The Minister’s answers are comprehensive, and that comprehensive character of answer and her commitment to the House are hugely appreciated. However, may I gently say to her that we are, in productivity terms, making very slow progress? So if she could speed up a bit, that would be enormously appreciated, but I respect her commitment on this subject, as well as her unfailing courtesy, which I think everybody acknowledges.
Nineteen people have lost their lives to this in London alone this year, which comes after a record number last year. Clearly, we need to send the message that carrying a knife is unacceptable, and I agree with what has been said about the increased use of stop and search. Will the Minister talk about an amnesty for knives, so that we can take them off the streets, they can be turned into the police and they are therefore taken out of circulation?
I am extremely grateful to my hon. Friend for that question. One of the most successful parts of Operation Sceptre, the national weeks of action to which police forces throughout the country sign up, is exactly what he mentions: amnesties and knife bins. As I said, in the most recent week of Operation Sceptre, more than 9,000 knives were taken off our streets.
This is now a national crisis, with young people losing their lives not only on the streets of major cities but even in towns like Dudley. In the west midlands we have lost 2,000 police over the past few years. The police urgently need more resources so that we can get more police on the streets to deal with this problem. We have also lost youth services, sports clubs and all the other projects that keep young people off the streets and out of trouble. Will the Minister support the police and crime commissioner’s bid for more funding for the West Midlands Violence Prevention Alliance? Finally, when people are caught with knives they should be locked up. That is what the Conservatives promised in their 2010 manifesto, but that promise has never been upheld.

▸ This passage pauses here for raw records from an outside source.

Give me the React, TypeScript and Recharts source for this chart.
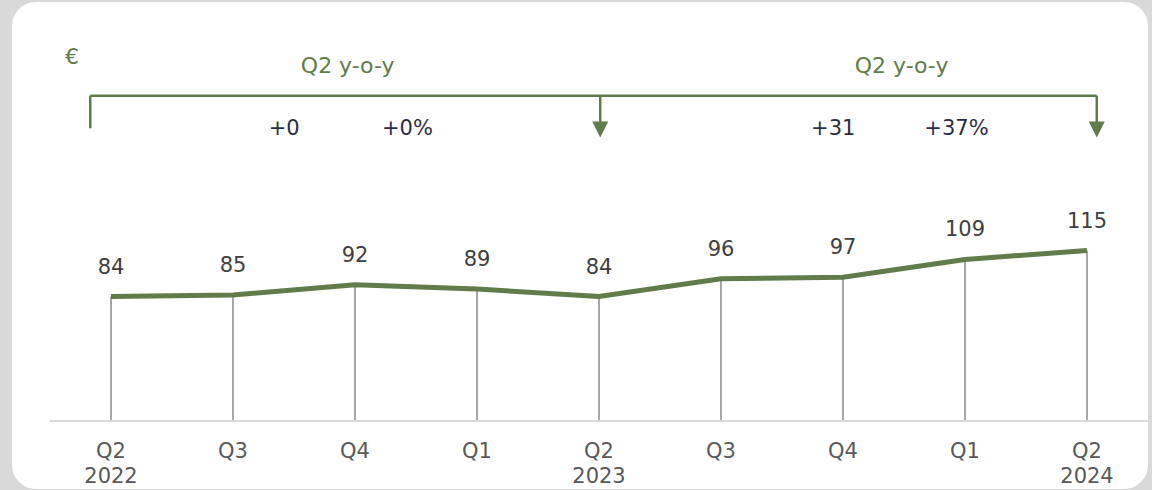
import React from 'react';
import { ComposedChart, Line, Bar, XAxis, YAxis, ReferenceLine, ReferenceDot, LabelList } from 'recharts';

const quarters = ['Q2', 'Q3', 'Q4', 'Q1', 'Q2', 'Q3', 'Q4', 'Q1', 'Q2'];
const years = ['2022', '', '', '', '2023', '', '', '', '2024'];
const values = [84, 85, 92, 89, 84, 96, 97, 109, 115];

const unitLabel = '€';
const bracketTitles = ['Q2 y-o-y', 'Q2 y-o-y'];
const bracketAbs = ['+0', '+31'];
const bracketPct = ['+0%', '+37%'];

const GREEN = '#617c4b';
const FONT = "'DejaVu Sans', Verdana, sans-serif";
const FS = 21;

const data = quarters.map((q, i) => ({ cat: `${q}\n${years[i]}`, idx: i, value: values[i] }));

const Tick = (props: any) => {
  const { x, y, payload } = props;
  const [a, b] = String(payload.value).split('\n');
  return (
    <g>
      <text x={x} y={y + 37} textAnchor="middle" fill="#595959" fontSize={FS} fontFamily={FONT}>{a}</text>
      {b ? <text x={x} y={y + 62} textAnchor="middle" fill="#595959" fontSize={FS} fontFamily={FONT}>{b}</text> : null}
    </g>
  );
};

const ValueLabel = (props: any) => {
  const { x, y, width, value } = props;
  const cx = x + (width || 0) / 2;
  return (
    <text x={cx} y={y - 23} textAnchor="middle" fill="#404040" fontSize={FS} fontFamily={FONT}>{value}</text>
  );
};

const makeText = (txt: string, color: string, fs: number = FS) => (p: any) => (
  <text x={p.cx} y={p.cy} textAnchor="middle" fill={color} fontSize={fs} fontFamily={FONT}>{txt}</text>
);

const Arrow = (p: any) => (
  <path d={`M${p.cx - 8},${p.cy} L${p.cx + 8},${p.cy} L${p.cx},${p.cy + 16} Z`} fill={GREEN} />
);

// annotation positions in data space (hidden numeric x axis = category index)
const bracketY = 219.5;
const leftTickEnd = 197.5;
const shaftEnd = 201;
const titleY = 235;
const deltaY = 193;
const bLeft = -0.17;
const bMid = 4.01;
const bRight = 8.08;

export default function App() {
  return (
    <div style={{ position: 'absolute', left: 0, top: 0, width: 1152, height: 490, background: '#d9d9d9', overflow: 'hidden' }}>
      <div style={{ position: 'absolute', left: 12, top: 2, width: 1136, height: 487, background: '#fff', borderRadius: 24 }} />
      <div style={{ position: 'absolute', left: 0, top: 0 }}>
        <ComposedChart width={1152} height={490} data={data} margin={{ top: 6, right: 4, bottom: 68, left: 50 }} barCategoryGap={0}>
          <XAxis dataKey="cat" interval={0} height={1} tickLine={false} tickSize={0} tickMargin={0} axisLine={{ stroke: '#d9d9d9', strokeWidth: 2 }} tick={<Tick />} />
          <XAxis xAxisId="ann" dataKey="idx" type="number" domain={[-0.5, 8.5]} ticks={[-0.5, 8.5]} allowDecimals allowDataOverflow hide height={0} />
          <YAxis hide width={0} domain={[0, 280]} allowDataOverflow />
          <Bar dataKey="value" barSize={2} fill="#a6a6a6" isAnimationActive={false} />
          <Line dataKey="value" stroke={GREEN} strokeWidth={5} dot={false} activeDot={false} isAnimationActive={false}>
            <LabelList dataKey="value" content={<ValueLabel />} />
          </Line>
          <ReferenceLine xAxisId="ann" segment={[{ x: bLeft, y: bracketY }, { x: bRight, y: bracketY }]} stroke={GREEN} strokeWidth={2.5} ifOverflow="visible" />
          <ReferenceLine xAxisId="ann" segment={[{ x: bLeft, y: bracketY }, { x: bLeft, y: leftTickEnd }]} stroke={GREEN} strokeWidth={2.5} ifOverflow="visible" />
          <ReferenceLine xAxisId="ann" segment={[{ x: bMid, y: bracketY }, { x: bMid, y: shaftEnd }]} stroke={GREEN} strokeWidth={2.5} ifOverflow="visible" />
          <ReferenceLine xAxisId="ann" segment={[{ x: bRight, y: bracketY }, { x: bRight, y: shaftEnd }]} stroke={GREEN} strokeWidth={2.5} ifOverflow="visible" />
          <ReferenceDot xAxisId="ann" x={bMid} y={shaftEnd + 1} r={0} shape={Arrow} ifOverflow="visible" />
          <ReferenceDot xAxisId="ann" x={bRight} y={shaftEnd + 1} r={0} shape={Arrow} ifOverflow="visible" />
          <ReferenceDot xAxisId="ann" x={-0.32} y={241} r={0} shape={makeText(unitLabel, GREEN, 22)} ifOverflow="visible" />
          <ReferenceDot xAxisId="ann" x={1.94} y={titleY} r={0} shape={makeText(bracketTitles[0], GREEN, 22)} ifOverflow="visible" />
          <ReferenceDot xAxisId="ann" x={6.48} y={titleY} r={0} shape={makeText(bracketTitles[1], GREEN, 22)} ifOverflow="visible" />
          <ReferenceDot xAxisId="ann" x={1.42} y={deltaY} r={0} shape={makeText(bracketAbs[0], '#2b2d42')} ifOverflow="visible" />
          <ReferenceDot xAxisId="ann" x={2.43} y={deltaY} r={0} shape={makeText(bracketPct[0], '#2b2d42')} ifOverflow="visible" />
          <ReferenceDot xAxisId="ann" x={5.92} y={deltaY} r={0} shape={makeText(bracketAbs[1], '#2b2d42')} ifOverflow="visible" />
          <ReferenceDot xAxisId="ann" x={6.93} y={deltaY} r={0} shape={makeText(bracketPct[1], '#2b2d42')} ifOverflow="visible" />
        </ComposedChart>
      </div>
    </div>
  );
}
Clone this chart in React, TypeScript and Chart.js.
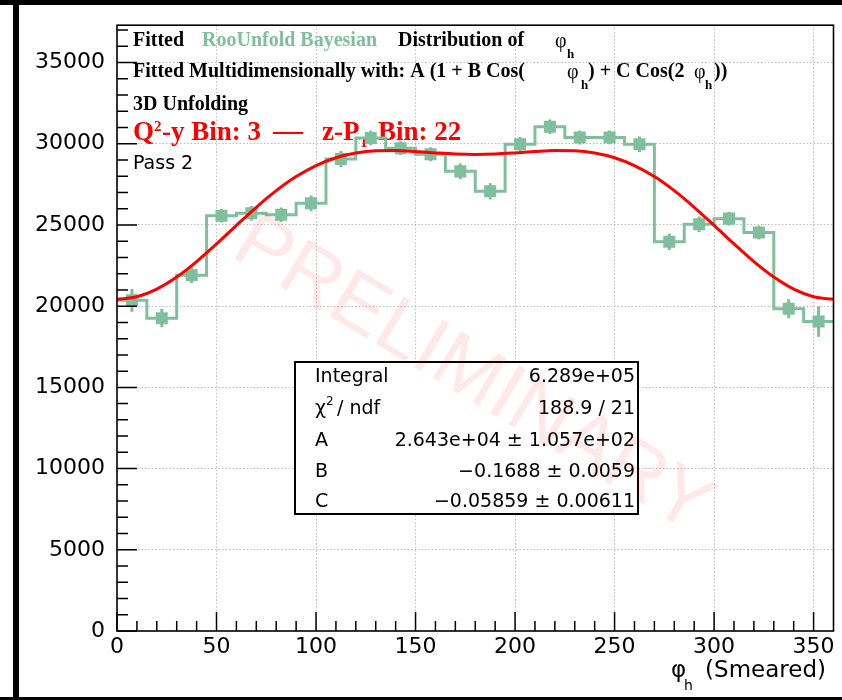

The hon. Gentleman knows that I have often raised on the Floor of the House the use of reserves, because police reserves are made up of money that the taxpayer has given to police forces to spend on policing. In March last year, West Midlands police’s reserves were £85 million. I am sure the police and crime commissioner would be able to explain why that money is sitting in reserves and, indeed, he may have spent some of it in the past year, but the issue with funding is how it is spent as much as how much is given. On the hon. Gentleman’s point about sentences, we have put the legislation in place, and although it is open to any judge or magistrate to imprison someone who is found in possession of a knife once, it is then mandatory on the second occasion of their being caught. If that is not being followed by judges, it is a decision of the judiciary.